Earlier I stated that 24 others accompanied me to the CSN concert. A number of those attendees were high school and college students. Some came for the music. Some came for the historical perspective. Maybe a few came to get out of the house. Whatever the reason, in the year 2069 (100 years after Woodstock) these same kids will be in their late 60s and early 70s – much like Crosby, Stills and Nash are now. Imagine what they will be able to tell their grandchildren. They will be able to tell them that they witnessed musicians who sang of a different time. They will be able to say they heard a band that sang of issues and concerns that are in the history books (or history iPads/computers/ Kindles). They will be able to help link their grandchildren to a profound time in American history.
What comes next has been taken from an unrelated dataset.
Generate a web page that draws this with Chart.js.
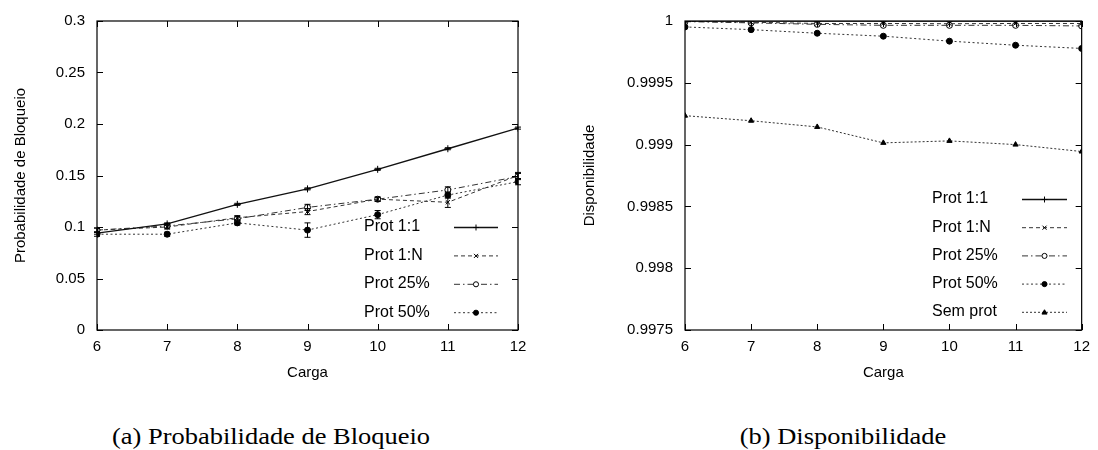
<!DOCTYPE html>
<html><head><meta charset="utf-8">
<script src="https://cdn.jsdelivr.net/npm/chart.js@4.4.0/dist/chart.umd.min.js"></script>
<style>
html,body{margin:0;padding:0;background:#fff;width:1098px;height:450px;overflow:hidden}
.c{position:absolute;top:0}
.cap{position:absolute;font-family:"Liberation Serif","DejaVu Serif",serif;font-size:23px;line-height:26px;color:#000;white-space:nowrap;transform:translateX(-50%) scaleX(1.15)}
</style></head><body>
<div class="c" style="left:0;width:549px;height:382px"><canvas id="a"></canvas></div>
<div class="c" style="left:549px;width:549px;height:382px"><canvas id="b"></canvas></div>
<div class="cap" style="left:271px;top:424px">(a) Probabilidade de Bloqueio</div>
<div class="cap" style="left:843px;top:424px">(b) Disponibilidade</div>
<script>
// ---- data ----
const cargas = [6, 7, 8, 9, 10, 11, 12];

// (a) Probabilidade de Bloqueio
const bloqProt11  = [0.094, 0.103, 0.122, 0.137, 0.156, 0.176, 0.196];
const bloqProt1N  = [0.097, 0.100, 0.109, 0.115, 0.127, 0.124, 0.150];
const bloqProt25  = [0.097, 0.101, 0.108, 0.119, 0.127, 0.136, 0.149];
const bloqProt50  = [0.093, 0.093, 0.104, 0.097, 0.112, 0.131, 0.144];
const errProt11   = [0.001, 0.001, 0.001, 0.001, 0.001, 0.001, 0.001];
const errProt1N   = [0.002, 0.002, 0.002, 0.003, 0.002, 0.005, 0.003];
const errProt25   = [0.002, 0.002, 0.002, 0.003, 0.002, 0.003, 0.003];
const errProt50   = [0.002, 0.002, 0.002, 0.007, 0.004, 0.003, 0.003];
const bloqTicks   = [0, 0.05, 0.1, 0.15, 0.2, 0.25, 0.3];

// (b) Disponibilidade
const dispProt11  = [1.0, 1.0, 1.0, 1.0, 1.0, 1.0, 1.0];
const dispProt1N  = [0.999998, 0.99999, 0.99998, 0.99998, 0.999978, 0.99998, 0.99998];
const dispProt25  = [0.999995, 0.999985, 0.999973, 0.999965, 0.999965, 0.999965, 0.99996];
const dispProt50  = [0.999952, 0.99993, 0.999901, 0.999877, 0.999837, 0.999804, 0.999778];
const dispSemProt = [0.999234, 0.999193, 0.999143, 0.999014, 0.99903, 0.999, 0.998944];
const dispTicks   = [0.9975, 0.998, 0.9985, 0.999, 0.9995, 1];

const labels = ['Prot 1:1', 'Prot 1:N', 'Prot 25%', 'Prot 50%', 'Sem prot'];

// ---- styles ----
const FONT = '"Liberation Sans", Arial, Helvetica, sans-serif';
const styles = [
  {dash: [], marker: 'cross', r: 3.5, fill: '#000', bw: 1.4, color: '#111'},
  {dash: [4, 3], marker: 'crossRot', r: 3, fill: '#000', bw: 1, color: '#333'},
  {dash: [6, 3, 1.5, 3], marker: 'circle', r: 3, fill: '#fff', bw: 1, color: '#333'},
  {dash: [2, 2.5], marker: 'circle', r: 3, fill: '#000', bw: 1, color: '#333'},
  {dash: [2, 2], marker: 'triangle', r: 3, fill: '#000', bw: 1, color: '#333'}
];

function pts(arr) { return cargas.map((c, i) => ({x: c, y: arr[i]})); }
function ds(i, arr, err) {
  const s = styles[i];
  return {
    label: labels[i], data: pts(arr), errors: err,
    borderColor: s.color, backgroundColor: s.fill, borderWidth: s.bw,
    borderDash: s.dash, pointStyle: s.marker, pointRadius: s.r,
    pointBorderColor: '#000', pointBackgroundColor: s.fill, pointBorderWidth: 1,
    tension: 0, fill: false, _st: s
  };
}

function drawMarker(ctx, s, x, y) {
  ctx.save();
  ctx.setLineDash([]);
  ctx.strokeStyle = '#000'; ctx.fillStyle = s.fill; ctx.lineWidth = 1;
  const r = s.r * 0.85;
  ctx.beginPath();
  if (s.marker === 'cross') { ctx.moveTo(x - r, y); ctx.lineTo(x + r, y); ctx.moveTo(x, y - r); ctx.lineTo(x, y + r); ctx.stroke(); }
  else if (s.marker === 'crossRot') { const d = r * 0.8; ctx.moveTo(x - d, y - d); ctx.lineTo(x + d, y + d); ctx.moveTo(x + d, y - d); ctx.lineTo(x - d, y + d); ctx.stroke(); }
  else if (s.marker === 'circle') { ctx.arc(x, y, r, 0, Math.PI * 2); ctx.fill(); ctx.stroke(); }
  else if (s.marker === 'triangle') { ctx.moveTo(x, y - r); ctx.lineTo(x + r, y + r * 0.7); ctx.lineTo(x - r, y + r * 0.7); ctx.closePath(); ctx.fill(); ctx.stroke(); }
  ctx.restore();
}

const gnuplotLook = {
  id: 'gnuplotLook',
  afterDatasetsDraw(chart, args, opts) {
    const ctx = chart.ctx, xs = chart.scales.x, ys = chart.scales.y;
    // error bars
    chart.data.datasets.forEach(d => {
      if (!d.errors) return;
      ctx.save(); ctx.strokeStyle = '#000'; ctx.lineWidth = 1; ctx.setLineDash([]);
      d.data.forEach((p, i) => {
        const e = d.errors[i]; if (!e) return;
        const x = xs.getPixelForValue(p.x), y1 = ys.getPixelForValue(p.y - e), y2 = ys.getPixelForValue(p.y + e);
        ctx.beginPath(); ctx.moveTo(x, y1); ctx.lineTo(x, y2);
        ctx.moveTo(x - 3, y1); ctx.lineTo(x + 3, y1); ctx.moveTo(x - 3, y2); ctx.lineTo(x + 3, y2);
        ctx.stroke();
      });
      ctx.restore();
    });
  },
  afterDraw(chart, args, opts) {
    const ctx = chart.ctx, a = chart.chartArea, xs = chart.scales.x, ys = chart.scales.y;
    ctx.save();
    ctx.strokeStyle = '#000'; ctx.lineWidth = 1.2; ctx.setLineDash([]);
    ctx.strokeRect(a.left, a.top, a.right - a.left, a.bottom - a.top);
    ctx.lineWidth = 1;
    ctx.beginPath();
    xs.ticks.forEach(t => {
      const x = Math.round(xs.getPixelForValue(t.value)) + 0.5;
      ctx.moveTo(x, a.bottom); ctx.lineTo(x, a.bottom - 6);
      ctx.moveTo(x, a.top); ctx.lineTo(x, a.top + 6);
    });
    ys.ticks.forEach(t => {
      const y = Math.round(ys.getPixelForValue(t.value)) + 0.5;
      ctx.moveTo(a.left, y); ctx.lineTo(a.left + 6, y);
      ctx.moveTo(a.right, y); ctx.lineTo(a.right - 6, y);
    });
    ctx.stroke();
    // legend
    const L = opts.legend;
    ctx.font = '16px ' + FONT; ctx.fillStyle = '#000'; ctx.textBaseline = 'middle'; ctx.textAlign = 'left';
    chart.data.datasets.forEach((d, i) => {
      const y = L.y0 + i * L.dy, s = d._st;
      ctx.fillText(d.label, L.textX, y);
      ctx.save();
      ctx.strokeStyle = s.color; ctx.lineWidth = s.bw; ctx.setLineDash(s.dash);
      ctx.beginPath(); ctx.moveTo(L.sx1, y + 0.5); ctx.lineTo(L.sx2, y + 0.5); ctx.stroke();
      ctx.restore();
      drawMarker(ctx, s, (L.sx1 + L.sx2) / 2, y + 0.5);
    });
    ctx.restore();
  }
};

function fmt(v) { return String(+(+v).toFixed(4)); }

function makeChart(id, datasets, ymin, ymax, ytitle, yw, titlePad, padRight, legend, yTicksArr) {
  return new Chart(document.getElementById(id), {
    type: 'line',
    data: {datasets},
    plugins: [gnuplotLook],
    options: {
      responsive: true, maintainAspectRatio: false, animation: false,
      layout: {padding: {left: 0, right: padRight, top: 19, bottom: 0}},
      plugins: {legend: {display: false}, tooltip: {enabled: false}, gnuplotLook: {legend}},
      scales: {
        x: {
          type: 'linear', min: cargas[0], max: cargas[cargas.length - 1],
          afterBuildTicks: s => { s.ticks = cargas.map(v => ({value: v})); },
          ticks: {font: {family: FONT, size: 15}, color: '#000', padding: 8, callback: v => String(v), maxRotation: 0},
          grid: {display: false, drawTicks: false}, border: {display: false},
          title: {display: true, text: 'Carga', font: {family: FONT, size: 15}, color: '#000', padding: 0},
          afterFit: s => { s.height = 52; }
        },
        y: {
          type: 'linear', min: ymin, max: ymax,
          afterBuildTicks: s => { s.ticks = yTicksArr.map(v => ({value: v})); },
          ticks: {font: {family: FONT, size: 15}, color: '#000', padding: 12, callback: v => fmt(v)},
          grid: {display: false, drawTicks: false}, border: {display: false},
          title: {display: true, text: ytitle, font: {family: FONT, size: 15}, color: '#000', padding: {top: titlePad, bottom: 0}},
          afterFit: s => { s.width = yw; }
        }
      }
    }
  });
}

makeChart('a', [
  ds(0, bloqProt11, errProt11), ds(1, bloqProt1N, errProt1N),
  ds(2, bloqProt25, errProt25), ds(3, bloqProt50, errProt50)
], 0, 0.3, 'Probabilidade de Bloqueio', 97, 12, 31,
  {textX: 364, sx1: 454, sx2: 498, y0: 227, dy: 28.4}, bloqTicks);

makeChart('b', [
  ds(0, dispProt11), ds(1, dispProt1N), ds(2, dispProt25),
  ds(3, dispProt50), ds(4, dispSemProt)
], 0.9975, 1, 'Disponibilidade', 136, 32, 11,
  {textX: 383, sx1: 473, sx2: 518, y0: 199, dy: 28.2}, dispTicks);
</script>
</body></html>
The ’60s witnessed many struggles. It was a period that saw us land on the moon. It was also a time that gave us Martin Luther King Jr., Gloria Steinem and the Peace Corps. It was tumultuous. It was idealistic. It saw the power of music, the press, and people’s marches influence politics. Has this been lost? Do people care? The issues still abound. Are there voices to be heard? Will there be ears willing to listen? I do believe so.
At a time when many have lost faith in our nation’s leaders, believing is often hard to do. At a time when the Ukraine is on fire, Palestine in ruins and this nation’s wealthy control almost all the financial resources, change appears impossible. Sometimes the lyrics of the Muses are needed more than ever. Till then, “Carry on!”
P.S. We are now witness to violence all over the world. Although this might not be new, technology has brought scenes of horror and injustice into our homes. We must not ignore these happenings, no matter how distant or distasteful. To do so means denying that which links us as human beings. To do so means isolating ourselves from the pain many people experience.
On Sunday, Sept. 21, there will be a Recognition Celebration of the International Day of Peace. It will be held at Swift Gym from 1 to 4 p.m. and will includes short speeches, a peace walk and music. Please mark you calendars. More information will be provided as the date draws near.